Irish Taoiseach Micheal Martin (L) with British PM Boris Johnson

British Prime Minister Boris Johnson spoke with Irish Taoiseach Micheal Martin on Friday evening and discussed progress in UK-EU trade negotiations, the UK government said, at a time when differences remained with the EU on a Brexit trade deal.

On the call, Johnson stressed his commitment to reach a deal that respects the sovereignty of the country, the government said in a statement here.

The leaders also reaffirmed the need to prioritise the 1998 Good Friday peace deal and avoid a hard border on the island of Ireland. The deal effectively ended Northern Ireland’s 30 years of sectarian violence and created institutions for cross-border cooperation on the island of Ireland.

On Wednesday, the Ireland prime minister had said that there was still time for a “good result” in trade talks.

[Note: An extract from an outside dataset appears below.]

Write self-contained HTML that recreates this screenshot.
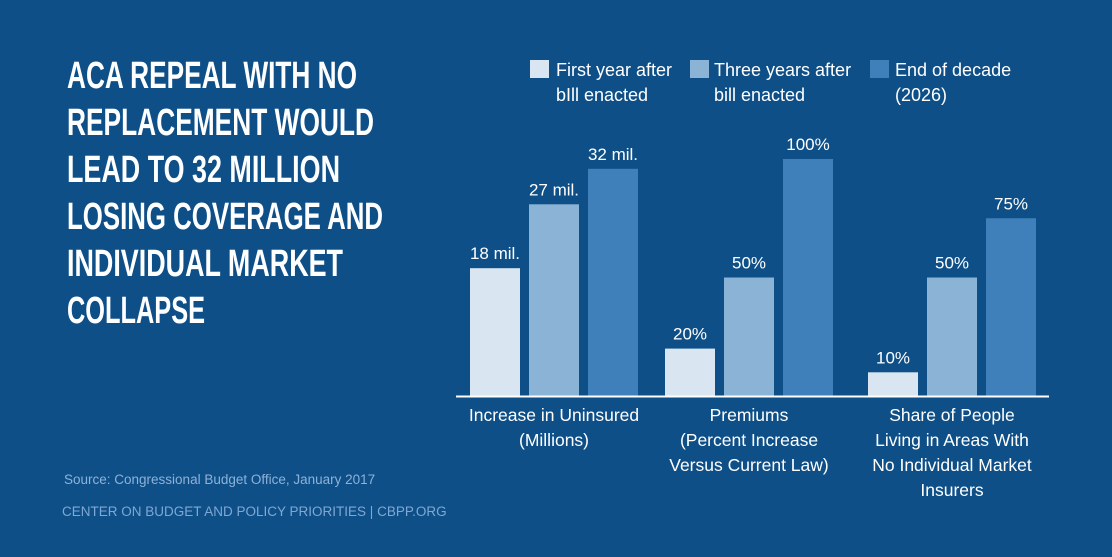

The leaders also discussed their respective efforts to tackle the coronavirus pandemic and measures taken ahead of Christmas.

Shortly after the UK-Ireland talks, the European Union’s Brexit negotiator Michel Barnier has returned back in London to continue face-to-face negotiations on securing a trade deal with Britain.

“I am very happy to be back in London. We continue the work with patience and determination,” he told Reuters after arriving in London for a new round of trade talks.

With just five weeks left until the United Kingdom finally exits the EU’s orbit, both sides are calling on the other to move their positions to clear the way for a trade deal that would avoid a tumultuous finale to the five-year Brexit crisis. A “no-deal” exit would snarl borders, spook financial markets and disrupt delicate supply chains that stretch across Europe and beyond -- just as the world grapples with the vast economic cost of the COVID-19 outbreak.

To avoid such a scenario, both sides are calling on the other to compromise on the three main issues of contention - fishing, state aid and how to resolve any future disputes. 

According to the Telegraph, the European Union is set to concede on Brexit fishing rights. Brussels has also accepted a proposal for a transition period on fishing rights after 1 January, the newspaper said although that has not been officially declared yet.